Google said in May that, by the end of this year, another team planned to introduce a web-connected light bulb that could communicate wirelessly with Android devices.
One Google engineer familiar with Google X said it was run as mysteriously as the CIA - with two offices, a nondescript one for logistics, on the company's Mountain View campus, and one for robots, in a secret location.
While software engineers toil away elsewhere at Google, the lab is filled with roboticists and electrical engineers. They have been hired from Microsoft, Nokia Labs, Stanford, MIT, Carnegie Mellon and New York University.
A leader at Google X is Sebastian Thrun, one of the world's top robotics and artificial intelligence experts, who teaches computer science at Stanford and invented the world's first driverless car.
Also at the lab is Andrew Ng, another Stanford professor, who specialises in applying neuroscience to artificial intelligence to teach robots and machines to operate like people.
Johnny Chung Lee, a specialist in human-computer interaction, came to Google X from Microsoft this year after helping develop Microsoft's Kinect, the video game player that responds to human movement and voice.
At Google X, where he is working on the web of things, according to people familiar with his role, he has the mysterious title of rapid evaluator.

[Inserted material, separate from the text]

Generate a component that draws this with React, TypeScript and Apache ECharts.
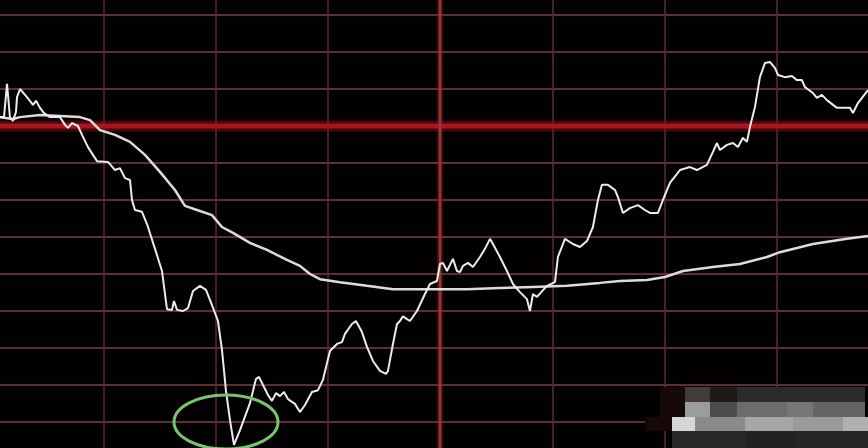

Because Google X is a breeding ground for big bets that could turn into colossal failures or Google's next big business - and it could take years to figure out which - just the idea of these experiments terrifies some shareholders and analysts.
"These moon-shot projects are a very Google-y thing for them to do," said Colin Gillis, an analyst at BGC Partners.
"People don't love it but they tolerate it because their core search business is firing away."
Page has tried to appease analysts by saying that crazy projects are a tiny proportion of Google's work.
"There are a few small, speculative projects happening at any one time, but we are very careful stewards of shareholders' money," he told analysts in July. "We are not betting the farm on these."